The Trancaucasus region saw increasing conflict in 1918, and the end of March that year saw one of the most infamous chapters play out on the streets of Baku, the capital of modern-day Azerbaijan In simplified terms, the struggle for the city in the so-called March Days violence lay between the Bolsheviks (supported by the Armenian Dashnak party) and the Muslim Azerbaijani Musavat party. In practice, the March Days took place in a context of recent and long-standing complications, including strained Azerbaijani-Armenian relations, the presence of Ottoman Turkey on the area’s doorstep, and the Soviet need for Baku’s oil fields.

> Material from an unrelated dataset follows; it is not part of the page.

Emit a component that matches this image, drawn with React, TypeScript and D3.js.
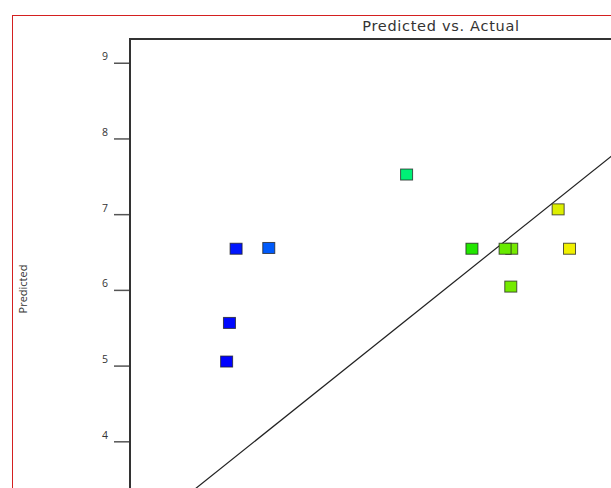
import { scaleLinear, line, interpolateHsl } from "d3";

const actual = [3.71, 3.74, 3.81, 4.155, 5.61, 6.3, 6.72, 6.65, 6.71, 7.21, 7.33];
const predicted = [5.06, 5.57, 6.55, 6.56, 7.53, 6.55, 6.55, 6.55, 6.05, 7.07, 6.55];
const yTicks = [4, 5, 6, 7, 8, 9];
const axisRange = [2.69, 9.32];

const width = 611;
const height = 488;
const plot = { left: 130, top: 39, right: 758, bottom: 541 };

const font = "'Open Sans', 'DejaVu Sans', sans-serif";

const App = () => {
  const x = scaleLinear().domain(axisRange).range([plot.left, plot.right]);
  const y = scaleLinear().domain(axisRange).range([plot.bottom, plot.top]);

  const color = scaleLinear<string>()
    .domain([3.7, 5.6, 6.3, 7.3])
    .range(["#0000ff", "#00f078", "#22e600", "#f0f000"])
    .interpolate(interpolateHsl)
    .clamp(true);

  const diag = line<number>()
    .x((d) => x(d))
    .y((d) => y(d));

  const boxW = 12;
  const boxH = 11;

  return (
    <svg
      width={width}
      height={height}
      style={{ position: "absolute", left: 0, top: 0, background: "#fff" }}
    >
      <defs>
        <clipPath id="plotClip">
          <rect
            x={plot.left}
            y={plot.top}
            width={plot.right - plot.left}
            height={plot.bottom - plot.top}
          />
        </clipPath>
      </defs>

      {/* outer red frame */}
      <rect x={12.5} y={15.5} width={width + 20} height={height + 20} fill="none" stroke="#d42020" strokeWidth={1} />

      <text
        x={441}
        y={31}
        textAnchor="middle"
        fontFamily="'DejaVu Sans', sans-serif"
        fontSize={14.5}
        letterSpacing={0.7}
        fill="#333"
      >
        Predicted vs. Actual
      </text>

      <text
        transform={`translate(27, 289) rotate(-90)`}
        textAnchor="middle"
        fontFamily={font}
        fontSize={11}
        fill="#333"
      >
        Predicted
      </text>

      {yTicks.map((t) => (
        <g key={t}>
          <line x1={114} x2={plot.left} y1={y(t)} y2={y(t)} stroke="#555" strokeWidth={1.5} />
          <text x={108} y={y(t) - 3} textAnchor="end" fontFamily={font} fontSize={10.5} fill="#333">
            {t}
          </text>
        </g>
      ))}

      <g clipPath="url(#plotClip)">
        <path d={diag(axisRange) ?? ""} fill="none" stroke="#222" strokeWidth={1.2} />
        {actual.map((a, i) => (
          <rect
            key={i}
            x={x(a) - boxW / 2}
            y={y(predicted[i]) - boxH / 2}
            width={boxW}
            height={boxH}
            fill={color(a)}
            stroke="#202020"
            strokeOpacity={0.75}
            strokeWidth={1}
          />
        ))}
      </g>

      <rect
        x={plot.left}
        y={plot.top}
        width={plot.right - plot.left}
        height={plot.bottom - plot.top}
        fill="none"
        stroke="#333"
        strokeWidth={2}
      />
    </svg>
  );
};

export default App;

In the course of only a few days, thousands of chiefly Azerbaijani lives were lost in violence that caught up many unarmed citizens. The Soviet side would then set up the Bolshevik and Left SR Baku Commune; led by Stepan Shahumyan, the Commune would last only a few months. Azerbaijani-Armenian violence would continue into the 1920s, in a spiral of violence that would see Ottoman and British intervention, before Soviet control of the Trancaucasus was complete.
Baku’s oil reserves brought unwelcome focus during conflict but had attracted significant investment beforehand. The six postcards shown here date from earlier in the 20th century, and show (clockwise from top left): a general view of the city; the Marinskii girls’ school; the town gardens and harbour; Olga Street; the embankment; and the Balakhany oil field.